On the front face, you’ll find a D-Pad, ABXY buttons, start, select and two analog thumb sticks (each clicks in for an addition L and R button). The ABXY buttons are top notch. Responsive, adequately click without being obnoxious.
The D-Pad is top notch. It is hard to find good D-Pads these days. It is responsive, comfortable and not squishy. For classic gaming, a quality D-Pad is a must.
The analog sticks require more analysis – we’ll get back to those.
Along the top, you’ll find 4 buttons (L1, L2, R1, R2) as well as the microUSB connector plug. On the bottom are two extra recessed buttons. More on those later. Like the ABXY buttons, the L/R buttons are of ample “clickiness”.
The outer edges on the left and right are multicolored lights for indicating mode, charging, etc.
I wanted to point out how nice the microUSB cable is that came with it. It’s grey to match the controller and is flat, tangle-free type material. Classy.
Modes of Operation
Breaking out the instructions to learn about the modes may require the use of a magnifying glass (or strong reading glasses). The print is extremely small but at least it is in English.
There are five modes of operation – supporting different devices and complete different behaviors.
Mode One: Bluetooth Joystick
This is the default mode the controller comes in out of the box. This pairs up to an Android tablet or phone just like any other Bluetooth device. If a game supports controllers, this mode will be compatible with it. This will work with GearVR and other AndroidOS based software.
If your Windows PC has Bluetooth support built-in or you have a Bluetooth dongle, this is also the mode you want to use.
Mode Two: Bluetooth Keyboard
This mode works on Android, iOS and Windows. It makes all the buttons simulate a button press on a keyboard. This is useful for games that support a keyboard, but not a controller native. Great for older emulators that let you map keys. You pair it up just like any other Bluetooth device.
Mode Three: iCade
iCade is a controller standard created years ago for Apple devices (read more). It is really just a Bluetooth keyboard where each button sends a keyboard stroke when pressed – and a different one when released. It gained a lot of popularity and many games have “iCade” support out of the box, but not “Bluetooth Controller” support out of the box (see Android games with iCade support). If you have an iOS device – this might offer you a good amount of compatibility.
Mode Four: Emulate Touchscreen
This is a controller->touch screen emulator feature. You’ll download their app here, install it and allow it to have ROOT access. Then, bring up your favorite touch screen only game and hit START+SELECT.
A screen overlay will appear with all the buttons represented on the NES controller. Drag and drop them to the touch points to associate them with.

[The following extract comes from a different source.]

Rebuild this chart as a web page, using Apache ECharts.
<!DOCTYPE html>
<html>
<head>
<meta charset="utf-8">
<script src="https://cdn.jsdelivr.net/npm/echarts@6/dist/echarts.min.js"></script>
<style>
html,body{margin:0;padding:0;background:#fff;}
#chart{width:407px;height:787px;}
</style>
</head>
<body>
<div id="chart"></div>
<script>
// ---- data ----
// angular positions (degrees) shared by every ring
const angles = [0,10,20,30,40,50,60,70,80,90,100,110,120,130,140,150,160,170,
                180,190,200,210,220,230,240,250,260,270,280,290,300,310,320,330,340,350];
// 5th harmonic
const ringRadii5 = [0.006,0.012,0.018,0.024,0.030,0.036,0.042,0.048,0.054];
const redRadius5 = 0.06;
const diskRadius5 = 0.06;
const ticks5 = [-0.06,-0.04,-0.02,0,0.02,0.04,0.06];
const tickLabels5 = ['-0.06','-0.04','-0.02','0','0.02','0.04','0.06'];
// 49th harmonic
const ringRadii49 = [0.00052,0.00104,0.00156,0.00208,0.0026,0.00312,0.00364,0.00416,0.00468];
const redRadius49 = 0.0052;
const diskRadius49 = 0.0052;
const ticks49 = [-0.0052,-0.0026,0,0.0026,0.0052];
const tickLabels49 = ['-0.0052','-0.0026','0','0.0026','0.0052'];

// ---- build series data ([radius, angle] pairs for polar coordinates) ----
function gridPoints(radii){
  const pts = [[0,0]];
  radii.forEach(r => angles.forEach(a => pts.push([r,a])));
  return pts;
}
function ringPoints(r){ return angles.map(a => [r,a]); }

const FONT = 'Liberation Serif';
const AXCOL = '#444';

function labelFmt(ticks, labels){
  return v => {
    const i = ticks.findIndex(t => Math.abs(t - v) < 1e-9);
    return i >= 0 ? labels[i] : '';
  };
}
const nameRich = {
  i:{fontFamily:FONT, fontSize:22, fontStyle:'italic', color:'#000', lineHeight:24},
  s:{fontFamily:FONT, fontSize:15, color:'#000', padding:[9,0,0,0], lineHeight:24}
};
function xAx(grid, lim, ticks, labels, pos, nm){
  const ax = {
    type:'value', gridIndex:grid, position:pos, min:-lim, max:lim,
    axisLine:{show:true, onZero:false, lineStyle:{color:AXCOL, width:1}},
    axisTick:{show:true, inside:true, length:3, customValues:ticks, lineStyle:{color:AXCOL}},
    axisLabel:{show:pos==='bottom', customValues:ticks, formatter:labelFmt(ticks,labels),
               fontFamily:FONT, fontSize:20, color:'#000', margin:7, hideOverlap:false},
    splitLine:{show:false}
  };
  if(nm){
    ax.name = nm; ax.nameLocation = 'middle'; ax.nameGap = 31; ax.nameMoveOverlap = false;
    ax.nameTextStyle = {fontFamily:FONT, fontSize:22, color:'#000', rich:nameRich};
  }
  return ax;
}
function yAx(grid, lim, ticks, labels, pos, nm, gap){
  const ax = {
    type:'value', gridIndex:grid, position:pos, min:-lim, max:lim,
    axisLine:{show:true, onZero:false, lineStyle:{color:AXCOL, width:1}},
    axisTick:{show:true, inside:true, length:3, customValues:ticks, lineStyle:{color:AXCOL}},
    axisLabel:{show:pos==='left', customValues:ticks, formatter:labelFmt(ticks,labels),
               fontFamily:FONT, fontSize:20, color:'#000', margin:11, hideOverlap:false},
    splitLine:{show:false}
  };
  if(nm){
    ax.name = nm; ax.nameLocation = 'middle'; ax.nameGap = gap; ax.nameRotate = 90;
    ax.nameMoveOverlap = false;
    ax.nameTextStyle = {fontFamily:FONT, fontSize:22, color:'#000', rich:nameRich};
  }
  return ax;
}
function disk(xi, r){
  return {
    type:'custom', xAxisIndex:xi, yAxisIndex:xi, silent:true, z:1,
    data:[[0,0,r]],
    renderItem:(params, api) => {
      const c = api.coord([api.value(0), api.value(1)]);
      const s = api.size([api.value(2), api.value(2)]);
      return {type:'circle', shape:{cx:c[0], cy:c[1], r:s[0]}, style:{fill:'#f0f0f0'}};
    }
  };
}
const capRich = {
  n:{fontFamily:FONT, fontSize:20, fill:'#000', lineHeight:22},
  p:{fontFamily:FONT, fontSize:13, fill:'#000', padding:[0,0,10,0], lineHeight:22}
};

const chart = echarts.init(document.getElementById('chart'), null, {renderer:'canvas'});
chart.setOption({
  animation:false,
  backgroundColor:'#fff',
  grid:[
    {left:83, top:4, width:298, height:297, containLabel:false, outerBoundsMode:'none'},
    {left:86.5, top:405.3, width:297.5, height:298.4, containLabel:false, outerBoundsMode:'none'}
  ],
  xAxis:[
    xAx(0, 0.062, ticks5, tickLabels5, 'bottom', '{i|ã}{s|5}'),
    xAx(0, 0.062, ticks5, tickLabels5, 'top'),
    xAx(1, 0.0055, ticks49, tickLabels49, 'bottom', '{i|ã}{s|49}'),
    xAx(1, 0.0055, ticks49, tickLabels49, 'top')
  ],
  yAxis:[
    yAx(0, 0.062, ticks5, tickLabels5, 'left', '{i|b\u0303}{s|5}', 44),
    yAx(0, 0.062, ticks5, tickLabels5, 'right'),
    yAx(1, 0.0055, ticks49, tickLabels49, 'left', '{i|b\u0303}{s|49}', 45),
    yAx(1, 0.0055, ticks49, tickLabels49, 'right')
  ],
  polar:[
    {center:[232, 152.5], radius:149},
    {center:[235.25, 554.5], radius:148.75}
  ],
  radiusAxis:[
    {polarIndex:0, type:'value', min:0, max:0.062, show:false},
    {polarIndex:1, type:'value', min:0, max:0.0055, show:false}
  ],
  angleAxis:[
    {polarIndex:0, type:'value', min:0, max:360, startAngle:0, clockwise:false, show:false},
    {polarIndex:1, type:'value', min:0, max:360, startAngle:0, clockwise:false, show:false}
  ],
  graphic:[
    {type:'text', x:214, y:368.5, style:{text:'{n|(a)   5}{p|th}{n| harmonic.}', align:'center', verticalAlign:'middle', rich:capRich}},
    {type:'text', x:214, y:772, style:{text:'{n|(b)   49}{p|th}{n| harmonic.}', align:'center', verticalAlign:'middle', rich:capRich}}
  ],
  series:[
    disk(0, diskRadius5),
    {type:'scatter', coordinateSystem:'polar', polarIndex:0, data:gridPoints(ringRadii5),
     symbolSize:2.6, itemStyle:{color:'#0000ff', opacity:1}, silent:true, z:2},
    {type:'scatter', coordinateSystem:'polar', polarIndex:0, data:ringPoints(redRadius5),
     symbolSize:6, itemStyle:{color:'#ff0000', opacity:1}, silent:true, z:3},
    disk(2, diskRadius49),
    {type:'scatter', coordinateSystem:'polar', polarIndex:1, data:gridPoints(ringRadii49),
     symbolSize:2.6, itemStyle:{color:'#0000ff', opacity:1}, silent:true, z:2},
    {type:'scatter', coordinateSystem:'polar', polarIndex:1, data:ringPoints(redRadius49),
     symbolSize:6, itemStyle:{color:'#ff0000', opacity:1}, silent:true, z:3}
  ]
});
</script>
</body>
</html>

Pinch to zoom. Couldn’t be easier.
Unlike NVidia Shield and other premium touch screen mappers, this will not store the configuration on a per game basis (aka profiles).
Still, it is amazing to have this feature available.
Mode Five: USB Joystick
This is a wired USB controller mode. You can plug the NES controller into a PC and it will show up on your computer as a fully fledged USB controller. As a bonus, the battery will change while you’re using it on the PC.

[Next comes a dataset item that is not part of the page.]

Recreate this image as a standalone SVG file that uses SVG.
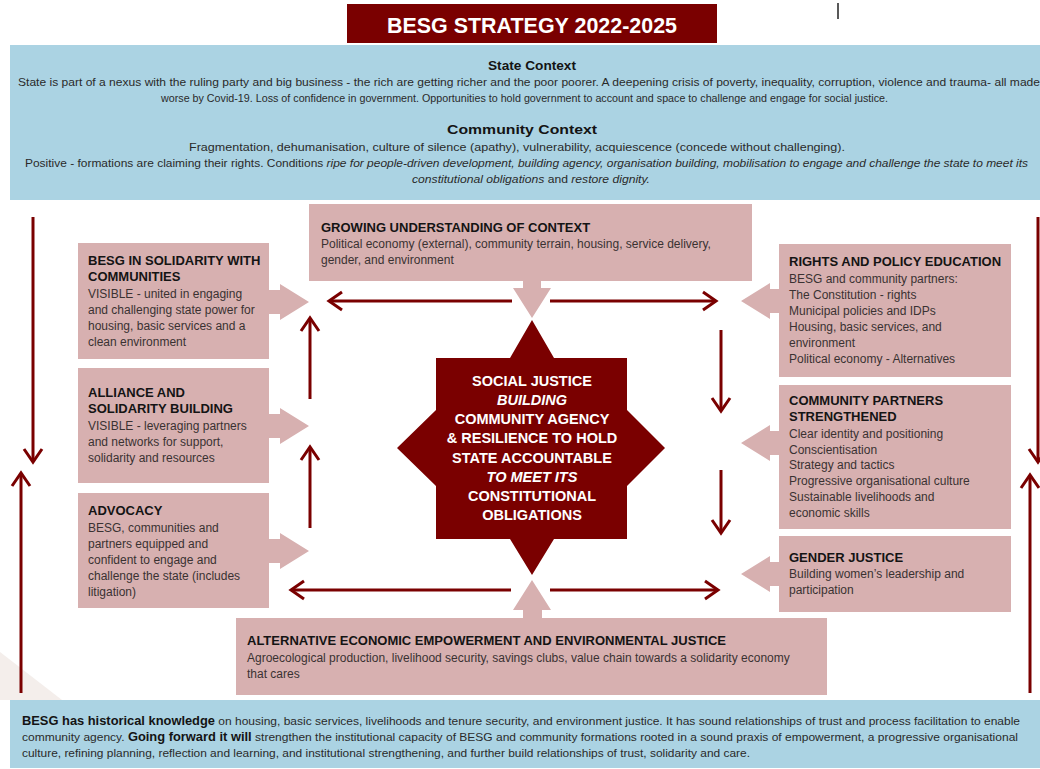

If you’re willing to install special firmware, this controller can emulate a Wii controller, RETRON5 controller and even a PS3 controller. See this page for more info.
The real mettle of a controller is how it performs in the field.
For emulation testing, I took the PSP emulator PPSSPP Gold for a ride. It’s been awhile since I gave Kratos some love. For some reason, playing the God of War with a NES style controller seems wrong. But, the controller came through. The analog sticks worked well, too. I found the L + R alternating “grab break” a bit harder to pull off, but that is just getting used to the thing.
Twin Stick Shooter
Geometry Wars Dimensions was my choice for giving the analogs a good solid work out. The throw on the sticks is a little far, but I’ve used far worse – and just putting some time into it made it a lot more comfortable. Again, twin sticks on an NES pad feel weird, but you acclimate.
To test a solid FPS on Android, I grabbed the zombie killing vehicle Unkilled. Some manual configuration was required to change some buttons around – but overall it performed well.
At $50, this isn’t a cheap controller. But it is feature packed, comfortable and looks great. It is even a better deal if you have a rooted Android and can take advantage of the touch screen emulation. A recommended buy.